I was able to look into her eyes and tell her she was a precious gift that I will always treasure. How many years did it take to get to this place? So many that I want to forget but they brought us to this point in time. I truly “feel” that way about her. I can look into her eyes and see life and peace and hope. The years she spent in anger and denial and fear and grief were not in vain. She has such a servant’s heart and I believe she will one day change the world, her world, with her story. She is able to tell me of her fears and allow me to fill that part of her soul.

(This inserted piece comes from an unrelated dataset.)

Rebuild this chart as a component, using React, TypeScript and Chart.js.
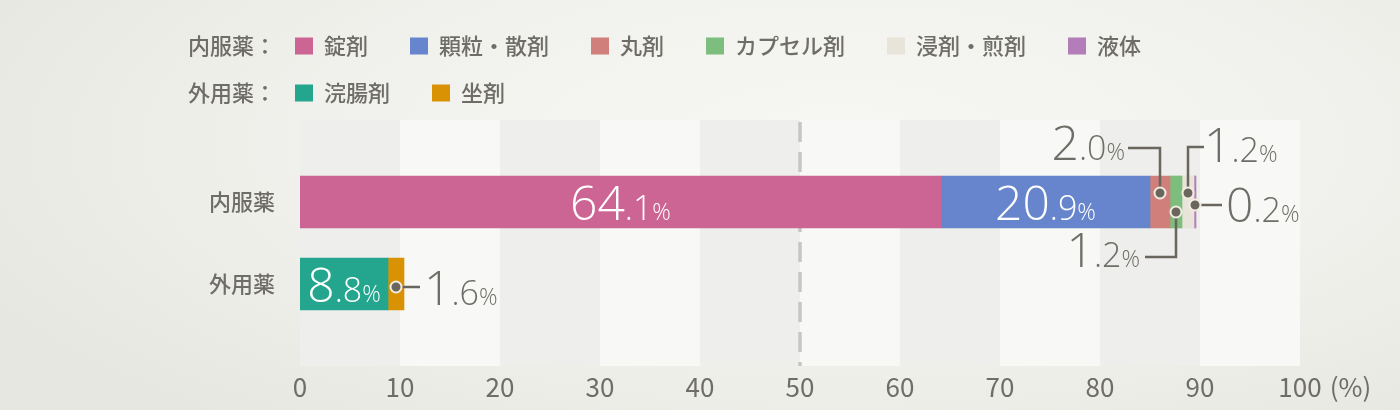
import { useEffect, useRef } from 'react'
import Chart from 'chart.js/auto'

// categories on the y axis
const categories = ['内服薬', '外用薬']
// legend group titles
const groupTitles = ['内服薬：', '外用薬：']

// series (order = stack order)
const internalNames = ['錠剤', '顆粒・散剤', '丸剤', 'カプセル剤', '浸剤・煎剤', '液体']
const internalValues = [64.1, 20.9, 2.0, 1.2, 1.2, 0.2]
const internalColors = ['#cc6594', '#6685cc', '#d07f7a', '#7dbd7d', '#e8e4d9', '#b27db8']

const externalNames = ['浣腸剤', '坐剤']
const externalValues = [8.8, 1.6]
const externalColors = ['#24a68e', '#d99204']

const xTickValues = [0, 10, 20, 30, 40, 50, 60, 70, 80, 90, 100]

const TEXT = '#6f6d67'
const LEADER = '#6a665d'
const NUM_FONT = '"Open Sans", "Noto Sans", sans-serif'
const JP_FONT = '"Noto Sans CJK JP", sans-serif'

// how each segment gets its value label
type LabelSpec =
  | { kind: 'inside' }
  | { kind: 'elbow'; dotDy: number; lineDy: number; dx: number; textGap: number; baseDy: number }
  | { kind: 'straight'; dotDy: number; dx: number; textGap: number; baseDy: number }

const internalLabels: LabelSpec[] = [
  { kind: 'inside' },
  { kind: 'inside' },
  { kind: 'elbow', dotDy: -9, lineDy: -54, dx: -32, textGap: 3, baseDy: 12 },
  { kind: 'elbow', dotDy: 10, lineDy: 55, dx: -31, textGap: 5, baseDy: 10 },
  { kind: 'elbow', dotDy: -9, lineDy: -55, dx: 16, textGap: 0, baseDy: 15 },
  { kind: 'straight', dotDy: 3, dx: 27, textGap: 4, baseDy: 17 },
]
const externalLabels: LabelSpec[] = [
  { kind: 'inside' },
  { kind: 'straight', dotDy: 3, dx: 24, textGap: 4, baseDy: 18 },
]

function drawValue(
  ctx: CanvasRenderingContext2D,
  value: number,
  x: number,
  y: number,
  align: 'left' | 'right' | 'center',
  color: string,
) {
  const [intPart, decPart] = value.toFixed(1).split('.')
  const parts = [
    { t: intPart, f: `300 48px ${NUM_FONT}` },
    { t: '.' + decPart, f: `300 34px ${NUM_FONT}` },
    { t: '%', f: `300 23px ${NUM_FONT}` },
  ]
  ctx.save()
  ctx.textBaseline = 'alphabetic'
  ctx.textAlign = 'left'
  const widths = parts.map((p) => {
    ctx.font = p.f
    return ctx.measureText(p.t).width
  })
  const total = widths.reduce((a, b) => a + b, 0)
  let cx = align === 'left' ? x : align === 'right' ? x - total : x - total / 2
  ctx.fillStyle = color
  parts.forEach((p, i) => {
    ctx.font = p.f
    ctx.fillText(p.t, cx, y)
    cx += widths[i]
  })
  ctx.restore()
}

const allNames = [...internalNames, ...externalNames]
const allColors = [...internalColors, ...externalColors]

export default function App() {
  const ref = useRef<HTMLCanvasElement>(null)

  useEffect(() => {
    if (!ref.current) return

    const paddedLabels = ['', ...categories, '']

    const datasets = [
      ...internalValues.map((v, i) => ({
        label: internalNames[i],
        data: [null, v, null, null],
        backgroundColor: internalColors[i],
        spec: internalLabels[i],
        cat: 1,
      })),
      ...externalValues.map((v, i) => ({
        label: externalNames[i],
        data: [null, null, v, null],
        backgroundColor: externalColors[i],
        spec: externalLabels[i],
        cat: 2,
      })),
    ]

    const bandsPlugin = {
      id: 'bands',
      beforeDatasetsDraw(chart: any) {
        const { ctx, chartArea } = chart
        const xs = chart.scales.x
        ctx.save()
        for (let k = 0; k < xTickValues.length - 1; k++) {
          const x0 = xs.getPixelForValue(xTickValues[k])
          const x1 = xs.getPixelForValue(xTickValues[k + 1])
          ctx.fillStyle = k % 2 === 0 ? '#eeeeec' : '#f8f8f6'
          ctx.fillRect(x0, chartArea.top, x1 - x0, chartArea.bottom - chartArea.top)
        }
        const x50 = Math.round(xs.getPixelForValue(50))
        ctx.strokeStyle = '#c6c6c4'
        ctx.lineWidth = 3.5
        ctx.setLineDash([20, 10])
        ctx.beginPath()
        ctx.moveTo(x50, chartArea.top + 2)
        ctx.lineTo(x50, chartArea.bottom)
        ctx.stroke()
        ctx.restore()
      },
    }

    const labelsPlugin = {
      id: 'valueLabels',
      afterDatasetsDraw(chart: any) {
        const { ctx } = chart
        chart.data.datasets.forEach((ds: any, di: number) => {
          const el = chart.getDatasetMeta(di).data[ds.cat]
          if (!el) return
          const value = ds.data[ds.cat]
          const cx = (el.x + el.base) / 2
          const cy = el.y
          const spec: LabelSpec = ds.spec
          if (spec.kind === 'inside') {
            drawValue(ctx, value, cx, cy + 18, 'center', '#ffffff')
            return
          }
          const dotY = cy + spec.dotDy
          const lineY = spec.kind === 'elbow' ? cy + spec.lineDy : dotY
          const endX = cx + spec.dx
          ctx.save()
          ctx.strokeStyle = LEADER
          ctx.lineWidth = 2.5
          ctx.beginPath()
          ctx.moveTo(cx, dotY)
          if (spec.kind === 'elbow') ctx.lineTo(cx, lineY)
          ctx.lineTo(endX, lineY)
          ctx.stroke()
          ctx.beginPath()
          ctx.arc(cx, dotY, 5.5, 0, Math.PI * 2)
          ctx.fillStyle = LEADER
          ctx.fill()
          ctx.lineWidth = 2
          ctx.strokeStyle = '#f1ede2'
          ctx.stroke()
          ctx.restore()
          const toLeft = spec.dx < 0
          drawValue(
            ctx,
            value,
            toLeft ? endX - spec.textGap : endX + spec.textGap,
            lineY + spec.baseDy,
            toLeft ? 'right' : 'left',
            TEXT,
          )
        })
      },
      afterDraw(chart: any) {
        const { ctx } = chart
        const xs = chart.scales.x
        // "(%)" after the last tick
        ctx.save()
        ctx.font = `26px ${JP_FONT}`
        ctx.fillStyle = TEXT
        ctx.textBaseline = 'middle'
        ctx.textAlign = 'left'
        const w100 = ctx.measureText('100').width
        ctx.fillText('(%)', xs.getPixelForValue(100) + w100 / 2 + 8, 387)

        // legend
        const groups = [
          { title: groupTitles[0], idx: internalNames.map((_, i) => i), y: 46 },
          { title: groupTitles[1], idx: externalNames.map((_, i) => internalNames.length + i), y: 93 },
        ]
        ctx.font = `500 22px ${JP_FONT}`
        groups.forEach((g) => {
          ctx.fillStyle = TEXT
          ctx.fillText(g.title, 188, g.y)
          let x = 295
          g.idx.forEach((i) => {
            ctx.fillStyle = allColors[i]
            ctx.fillRect(x, g.y - 8.5, 18, 17)
            ctx.fillStyle = TEXT
            ctx.fillText(allNames[i], x + 29, g.y)
            x += 29 + ctx.measureText(allNames[i]).width + 42
          })
        })
        ctx.restore()
      },
    }

    const chart = new Chart(ref.current, {
      type: 'bar',
      data: { labels: paddedLabels, datasets: datasets as any },
      plugins: [bandsPlugin, labelsPlugin],
      options: {
        indexAxis: 'y',
        responsive: false,
        animation: false,
        devicePixelRatio: 1,
        layout: { padding: { top: 120, right: 100, left: 0, bottom: 0 } },
        datasets: { bar: { barThickness: 52 } },
        plugins: { legend: { display: false }, tooltip: { enabled: false } },
        scales: {
          x: {
            type: 'linear',
            min: 0,
            max: 100,
            stacked: true,
            grid: { display: false, drawTicks: false },
            border: { display: false },
            ticks: {
              stepSize: 10,
              color: TEXT,
              font: { family: JP_FONT, size: 26 },
              padding: 6,
            },
            afterFit: (s: any) => {
              s.height = 44
            },
          },
          y: {
            type: 'category',
            stacked: true,
            offset: false,
            grid: { display: false, drawTicks: false },
            border: { display: false },
            ticks: {
              autoSkip: false,
              color: TEXT,
              font: { family: JP_FONT, size: 22, weight: '500' },
              padding: 25,
            },
            afterFit: (s: any) => {
              s.width = 300
            },
          },
        },
      },
    })

    return () => chart.destroy()
  }, [])

  return (
    <div
      style={{
        position: 'fixed',
        left: 0,
        top: 0,
        width: 1400,
        height: 410,
        background:
          'radial-gradient(ellipse 70% 90% at 60% 35%, #f7f7f4 0%, #f0f0ec 55%, #e7e7e1 100%)',
      }}
    >
      <canvas ref={ref} width={1400} height={410} />
    </div>
  )
}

My heart bleeds for all the adoptive and even birth parents that do not “feel” that way about their child. It is a place of guilt and pain and desperation. I have one child that I still do not feel that way about. But I’m going to love him and parent him and teach him and intercede and advocate for him until I die. He is MY child, not of my womb, but of a heart that has been torn apart FOR him and BY him and WITH him. Is it hard? Every day. Do I regret adopting? Only in the briefest moments of desperation and fear. Was it worth it? Absolutely. I believe there is eternal significance in this life I lead and if I do nothing else with my life I will have made a difference in these precious lives. Do I wish it had been different with B? Of course, I wish I could have led her to healing. Seeds were planted and I will hold onto that in the years to come when M and S seek her out. I will be here to rejoice with them or grieve with them, whatever the outcome.